Il nostro faro è l’Agenda Digitale Europea. L’Agenzia digitale è abilitatore dello sviluppo del Paese e dobbiamo abituarci a fare di più con meno, ottimizzando le risorse e dai risparmi produrre nuovi servizi. Partiremo dai data center, cercando di utilizzare le nuove architetture tecnologiche per accorpare e integrare le banche dati in modo federato.
E sul fronte pagamenti nella PA?
l pagamenti della PA devono essere ripensati. Non solo devono essere certi e veloci, ma devono utilizzare le nuove forme di pagamento che la tecnologia mette a disposizione in modo che tutto sia trasparente, tracciato e quindi più efficiente. In Italia circola troppo contante. Bisogna cominciare dalla pubblica amministrazione a sviluppare le buone pratiche. Entro la fine dell’anno avvieremo una serie di progetti per abilitare i pagamenti elettronici da e verso la PA.
La politica sarà un ostacolo per il lavoro dell’Agenzia?
La politica ha voluto l’istituzione dell’Agenzia. La governance è complessa da gestire. Un organismo governato da cinque ministeri pone dei problemi di governance. È un fattore di complessità che genera ritardi, ma è superabile e il Comitato di indirizzo sarà una garanzia in tal senso. La politica deve essere più sensibile ai temi dell’innovazione che devono entrare nell’agenda dell’esecutivo come temi di politica industriale.

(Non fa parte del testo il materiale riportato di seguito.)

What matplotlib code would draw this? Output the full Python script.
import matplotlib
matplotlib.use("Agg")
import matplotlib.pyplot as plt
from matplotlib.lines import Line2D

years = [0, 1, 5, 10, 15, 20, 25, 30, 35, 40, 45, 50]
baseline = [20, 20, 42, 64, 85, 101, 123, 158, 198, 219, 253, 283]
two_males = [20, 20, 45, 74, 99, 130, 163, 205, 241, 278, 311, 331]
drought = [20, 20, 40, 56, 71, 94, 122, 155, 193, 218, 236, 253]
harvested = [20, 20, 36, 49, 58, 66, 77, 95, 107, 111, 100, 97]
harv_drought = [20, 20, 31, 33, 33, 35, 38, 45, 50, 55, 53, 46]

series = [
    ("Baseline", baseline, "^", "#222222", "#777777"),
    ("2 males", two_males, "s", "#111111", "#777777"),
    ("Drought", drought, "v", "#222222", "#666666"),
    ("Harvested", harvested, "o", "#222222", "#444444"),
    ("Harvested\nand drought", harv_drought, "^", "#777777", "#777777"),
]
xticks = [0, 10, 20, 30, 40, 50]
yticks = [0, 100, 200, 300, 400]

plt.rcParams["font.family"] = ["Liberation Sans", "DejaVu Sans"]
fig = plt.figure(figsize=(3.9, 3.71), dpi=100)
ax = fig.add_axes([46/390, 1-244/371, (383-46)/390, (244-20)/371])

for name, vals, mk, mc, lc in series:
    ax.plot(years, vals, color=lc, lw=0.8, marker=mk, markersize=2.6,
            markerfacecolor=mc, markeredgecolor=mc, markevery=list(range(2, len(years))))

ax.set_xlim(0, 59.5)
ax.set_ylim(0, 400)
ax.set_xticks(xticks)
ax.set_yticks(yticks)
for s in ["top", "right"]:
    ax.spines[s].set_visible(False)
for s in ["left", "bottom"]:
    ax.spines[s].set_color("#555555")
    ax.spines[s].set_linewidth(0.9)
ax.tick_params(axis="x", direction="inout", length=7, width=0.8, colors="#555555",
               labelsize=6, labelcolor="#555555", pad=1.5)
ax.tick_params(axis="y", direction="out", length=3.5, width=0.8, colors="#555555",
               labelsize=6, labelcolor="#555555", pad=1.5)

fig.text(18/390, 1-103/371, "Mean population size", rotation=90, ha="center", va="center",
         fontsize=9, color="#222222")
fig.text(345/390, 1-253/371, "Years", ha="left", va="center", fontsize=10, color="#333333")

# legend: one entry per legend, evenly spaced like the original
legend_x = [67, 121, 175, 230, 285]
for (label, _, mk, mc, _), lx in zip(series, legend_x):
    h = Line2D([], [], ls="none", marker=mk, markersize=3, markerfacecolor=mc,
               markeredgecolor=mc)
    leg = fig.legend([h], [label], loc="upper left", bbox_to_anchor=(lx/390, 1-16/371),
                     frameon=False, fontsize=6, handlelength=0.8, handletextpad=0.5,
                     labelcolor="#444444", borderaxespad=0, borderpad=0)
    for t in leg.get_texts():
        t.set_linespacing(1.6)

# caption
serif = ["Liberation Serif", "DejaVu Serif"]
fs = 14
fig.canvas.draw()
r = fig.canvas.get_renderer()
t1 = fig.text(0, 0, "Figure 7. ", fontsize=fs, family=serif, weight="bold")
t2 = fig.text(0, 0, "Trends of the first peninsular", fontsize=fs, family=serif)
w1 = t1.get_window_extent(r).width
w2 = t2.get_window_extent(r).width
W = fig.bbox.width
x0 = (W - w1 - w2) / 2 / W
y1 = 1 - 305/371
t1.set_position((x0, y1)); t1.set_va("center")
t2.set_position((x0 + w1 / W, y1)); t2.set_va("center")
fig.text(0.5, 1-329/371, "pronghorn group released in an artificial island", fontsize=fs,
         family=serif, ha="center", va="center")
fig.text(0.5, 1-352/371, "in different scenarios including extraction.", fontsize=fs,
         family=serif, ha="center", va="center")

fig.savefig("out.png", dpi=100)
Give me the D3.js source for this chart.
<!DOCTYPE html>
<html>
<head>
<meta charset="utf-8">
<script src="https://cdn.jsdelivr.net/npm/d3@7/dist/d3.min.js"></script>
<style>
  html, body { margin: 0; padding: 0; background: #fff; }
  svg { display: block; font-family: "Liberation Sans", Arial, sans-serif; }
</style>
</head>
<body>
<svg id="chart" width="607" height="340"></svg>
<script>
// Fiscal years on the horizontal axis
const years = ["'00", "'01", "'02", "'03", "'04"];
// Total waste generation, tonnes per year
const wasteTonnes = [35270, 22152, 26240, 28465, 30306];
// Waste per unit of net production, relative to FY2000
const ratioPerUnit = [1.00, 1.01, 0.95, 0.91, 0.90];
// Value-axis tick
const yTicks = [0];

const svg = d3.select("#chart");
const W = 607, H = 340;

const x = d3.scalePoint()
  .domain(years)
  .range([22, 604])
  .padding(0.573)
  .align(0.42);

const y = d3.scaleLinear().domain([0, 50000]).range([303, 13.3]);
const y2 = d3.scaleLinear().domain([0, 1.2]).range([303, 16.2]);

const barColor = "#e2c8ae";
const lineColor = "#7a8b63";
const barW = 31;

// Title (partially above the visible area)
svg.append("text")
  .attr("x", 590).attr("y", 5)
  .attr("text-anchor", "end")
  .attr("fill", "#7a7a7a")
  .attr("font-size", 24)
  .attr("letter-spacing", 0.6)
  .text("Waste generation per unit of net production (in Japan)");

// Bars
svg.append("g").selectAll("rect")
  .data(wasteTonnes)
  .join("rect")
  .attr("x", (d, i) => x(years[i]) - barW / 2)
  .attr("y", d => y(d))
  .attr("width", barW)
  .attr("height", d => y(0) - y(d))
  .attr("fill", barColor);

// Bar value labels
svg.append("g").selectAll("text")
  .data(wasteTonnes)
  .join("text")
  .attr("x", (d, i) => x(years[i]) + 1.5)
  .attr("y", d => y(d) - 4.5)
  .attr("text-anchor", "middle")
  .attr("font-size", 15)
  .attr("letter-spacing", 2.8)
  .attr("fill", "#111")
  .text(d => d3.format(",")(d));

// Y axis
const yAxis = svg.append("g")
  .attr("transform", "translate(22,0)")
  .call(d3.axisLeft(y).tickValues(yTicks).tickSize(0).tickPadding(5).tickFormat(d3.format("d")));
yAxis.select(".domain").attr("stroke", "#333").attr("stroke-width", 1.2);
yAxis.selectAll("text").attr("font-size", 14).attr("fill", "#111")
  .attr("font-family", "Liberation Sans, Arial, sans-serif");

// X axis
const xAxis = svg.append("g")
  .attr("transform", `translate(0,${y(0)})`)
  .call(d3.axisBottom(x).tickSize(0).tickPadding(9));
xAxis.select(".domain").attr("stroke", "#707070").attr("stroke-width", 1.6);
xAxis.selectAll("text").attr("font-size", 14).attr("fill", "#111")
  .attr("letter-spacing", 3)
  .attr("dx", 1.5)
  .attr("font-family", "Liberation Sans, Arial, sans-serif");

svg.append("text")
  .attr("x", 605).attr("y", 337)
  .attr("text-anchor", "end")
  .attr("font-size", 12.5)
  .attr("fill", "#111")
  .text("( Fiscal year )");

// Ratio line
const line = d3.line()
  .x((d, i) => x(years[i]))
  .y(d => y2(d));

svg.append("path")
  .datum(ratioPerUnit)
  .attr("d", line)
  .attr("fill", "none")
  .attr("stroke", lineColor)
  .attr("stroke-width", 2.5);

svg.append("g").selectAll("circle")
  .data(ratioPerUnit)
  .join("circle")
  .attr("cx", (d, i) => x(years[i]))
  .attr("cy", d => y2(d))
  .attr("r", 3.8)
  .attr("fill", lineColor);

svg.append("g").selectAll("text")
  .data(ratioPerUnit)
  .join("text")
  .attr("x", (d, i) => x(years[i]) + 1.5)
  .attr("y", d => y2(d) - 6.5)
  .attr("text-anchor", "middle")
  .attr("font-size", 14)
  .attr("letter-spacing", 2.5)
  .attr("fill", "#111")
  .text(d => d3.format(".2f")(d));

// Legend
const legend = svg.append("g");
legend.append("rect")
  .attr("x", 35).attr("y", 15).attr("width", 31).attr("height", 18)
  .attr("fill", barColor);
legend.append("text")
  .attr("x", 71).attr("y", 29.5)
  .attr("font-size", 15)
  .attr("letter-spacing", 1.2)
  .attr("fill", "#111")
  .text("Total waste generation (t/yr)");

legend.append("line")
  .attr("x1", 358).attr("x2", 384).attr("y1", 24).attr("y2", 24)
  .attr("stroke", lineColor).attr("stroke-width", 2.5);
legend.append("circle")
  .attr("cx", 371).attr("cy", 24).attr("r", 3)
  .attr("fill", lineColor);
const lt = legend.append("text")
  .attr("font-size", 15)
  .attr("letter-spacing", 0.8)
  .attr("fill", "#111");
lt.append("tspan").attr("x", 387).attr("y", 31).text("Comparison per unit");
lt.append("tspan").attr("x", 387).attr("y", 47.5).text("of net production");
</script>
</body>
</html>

Nel futuro sarà necessario rivedere il concetto di privacy attuale?
La PA avrà sempre più accesso alle informazioni con la possibilità di incrociare dati di natura diversa. Nel prossimo futuro, il welfare digitale – per esempio – sarà l’unico che ci potremo permettere. Questo porterà a una nuova formulazione del concetto di privacy per i dati sensibili. I cittadini potranno accettare di cedere parte della loro privacy in cambio di servizi a tutela della loro sicurezza, e non solo per lo sconto di uno shampoo come oggi qualche volta accade. Si può cedere parte della propria privacy a patto di sapere chi ha accesso ai dati e perché.

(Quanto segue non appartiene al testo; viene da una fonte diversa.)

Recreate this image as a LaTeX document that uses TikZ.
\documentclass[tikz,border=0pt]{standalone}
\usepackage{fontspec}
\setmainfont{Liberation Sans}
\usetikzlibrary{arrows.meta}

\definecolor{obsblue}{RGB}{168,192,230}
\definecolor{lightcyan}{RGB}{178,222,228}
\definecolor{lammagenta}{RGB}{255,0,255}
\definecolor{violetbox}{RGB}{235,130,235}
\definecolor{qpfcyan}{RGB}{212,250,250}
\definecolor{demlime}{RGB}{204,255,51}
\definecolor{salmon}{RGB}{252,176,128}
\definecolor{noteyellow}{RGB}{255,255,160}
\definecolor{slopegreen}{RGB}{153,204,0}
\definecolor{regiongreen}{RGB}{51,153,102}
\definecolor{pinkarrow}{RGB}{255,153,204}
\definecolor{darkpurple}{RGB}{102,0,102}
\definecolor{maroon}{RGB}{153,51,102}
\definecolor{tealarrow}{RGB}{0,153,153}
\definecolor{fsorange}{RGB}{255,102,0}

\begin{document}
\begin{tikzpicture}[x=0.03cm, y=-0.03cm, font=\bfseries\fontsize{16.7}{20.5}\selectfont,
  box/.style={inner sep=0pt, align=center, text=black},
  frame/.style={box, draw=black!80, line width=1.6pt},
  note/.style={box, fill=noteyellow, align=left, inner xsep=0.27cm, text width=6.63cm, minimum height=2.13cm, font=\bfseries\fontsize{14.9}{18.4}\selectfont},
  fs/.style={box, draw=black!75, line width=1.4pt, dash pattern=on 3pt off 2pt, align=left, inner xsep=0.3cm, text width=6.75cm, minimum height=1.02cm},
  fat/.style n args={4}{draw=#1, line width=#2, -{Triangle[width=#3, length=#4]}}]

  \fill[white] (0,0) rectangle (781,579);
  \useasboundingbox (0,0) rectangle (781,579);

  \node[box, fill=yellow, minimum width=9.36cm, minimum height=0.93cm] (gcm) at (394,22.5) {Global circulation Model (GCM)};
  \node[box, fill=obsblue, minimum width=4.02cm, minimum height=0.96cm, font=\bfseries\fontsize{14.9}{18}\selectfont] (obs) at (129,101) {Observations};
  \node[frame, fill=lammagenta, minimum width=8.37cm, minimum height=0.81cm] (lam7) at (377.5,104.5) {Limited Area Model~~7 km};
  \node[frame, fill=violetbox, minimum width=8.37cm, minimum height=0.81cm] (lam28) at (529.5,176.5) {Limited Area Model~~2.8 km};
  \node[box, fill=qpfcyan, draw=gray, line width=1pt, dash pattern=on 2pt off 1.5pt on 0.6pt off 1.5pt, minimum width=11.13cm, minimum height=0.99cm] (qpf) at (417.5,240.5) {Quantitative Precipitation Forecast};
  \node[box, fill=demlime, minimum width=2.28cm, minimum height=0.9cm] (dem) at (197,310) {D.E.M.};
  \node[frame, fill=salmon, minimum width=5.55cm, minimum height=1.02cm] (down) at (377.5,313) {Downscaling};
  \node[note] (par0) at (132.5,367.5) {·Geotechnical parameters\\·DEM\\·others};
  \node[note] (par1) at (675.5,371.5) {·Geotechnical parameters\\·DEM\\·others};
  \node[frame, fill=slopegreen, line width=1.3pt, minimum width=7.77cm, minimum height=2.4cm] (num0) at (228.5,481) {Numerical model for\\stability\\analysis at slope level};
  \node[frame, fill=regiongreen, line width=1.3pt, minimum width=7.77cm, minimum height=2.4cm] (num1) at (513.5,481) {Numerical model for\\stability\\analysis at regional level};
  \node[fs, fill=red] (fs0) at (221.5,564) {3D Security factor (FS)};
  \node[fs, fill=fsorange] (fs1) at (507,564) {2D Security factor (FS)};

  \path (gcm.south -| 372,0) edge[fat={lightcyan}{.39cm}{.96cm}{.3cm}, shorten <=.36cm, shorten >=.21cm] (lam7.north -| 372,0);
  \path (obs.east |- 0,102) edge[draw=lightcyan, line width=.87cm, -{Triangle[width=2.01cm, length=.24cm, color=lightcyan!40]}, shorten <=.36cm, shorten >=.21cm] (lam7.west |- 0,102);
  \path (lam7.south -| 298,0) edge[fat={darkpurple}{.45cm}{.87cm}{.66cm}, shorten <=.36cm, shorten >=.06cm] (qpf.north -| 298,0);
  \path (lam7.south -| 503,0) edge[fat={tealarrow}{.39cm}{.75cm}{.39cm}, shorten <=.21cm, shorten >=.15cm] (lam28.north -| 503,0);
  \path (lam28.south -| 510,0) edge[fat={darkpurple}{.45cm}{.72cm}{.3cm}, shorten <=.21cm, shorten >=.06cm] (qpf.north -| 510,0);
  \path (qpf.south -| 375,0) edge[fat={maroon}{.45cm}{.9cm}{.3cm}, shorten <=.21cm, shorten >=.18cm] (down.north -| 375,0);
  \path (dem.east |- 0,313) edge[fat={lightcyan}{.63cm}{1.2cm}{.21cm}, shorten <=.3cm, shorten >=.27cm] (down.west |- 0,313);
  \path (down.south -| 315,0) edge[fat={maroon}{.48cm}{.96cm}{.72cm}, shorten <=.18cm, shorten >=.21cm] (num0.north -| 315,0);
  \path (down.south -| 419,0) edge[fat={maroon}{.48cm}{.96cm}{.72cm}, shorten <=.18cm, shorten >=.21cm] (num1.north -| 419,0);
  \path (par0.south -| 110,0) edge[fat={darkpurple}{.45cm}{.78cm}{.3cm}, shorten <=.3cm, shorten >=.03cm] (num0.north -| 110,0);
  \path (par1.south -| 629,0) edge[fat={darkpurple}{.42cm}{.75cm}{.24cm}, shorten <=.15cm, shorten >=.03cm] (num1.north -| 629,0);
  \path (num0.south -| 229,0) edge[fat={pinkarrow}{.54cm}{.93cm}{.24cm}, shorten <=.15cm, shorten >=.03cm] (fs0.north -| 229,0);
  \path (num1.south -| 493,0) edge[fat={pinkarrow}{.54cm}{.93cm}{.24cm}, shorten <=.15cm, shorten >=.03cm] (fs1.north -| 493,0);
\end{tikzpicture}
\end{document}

Perché l’innovazione nella PA ha il freno a mano tirato?
Perché c’è una frammentazione del mercato, degli interlocutori, degli interessi. Se è vero che c’è un ritardo, è altrettanto vero che per troppo tempo c’è stato un problema di qualità dell’offerta che ha favorito il concetto di sostituzione a quello di visione per il futuro.
La PA è vecchia. Le banche dati esistenti non sono collegate. I dati sono contropotere, e forse proprio per questo alcuni governi non investono sui dati. Iniziamo a dotare i dirigenti della PA di un cruscotto per acquisti per il controllo in tempo reale sugli sprechi a livello centrale e riusciremo a combattere in modo efficace anche la corruzione, rendendo la PA veramente trasparente.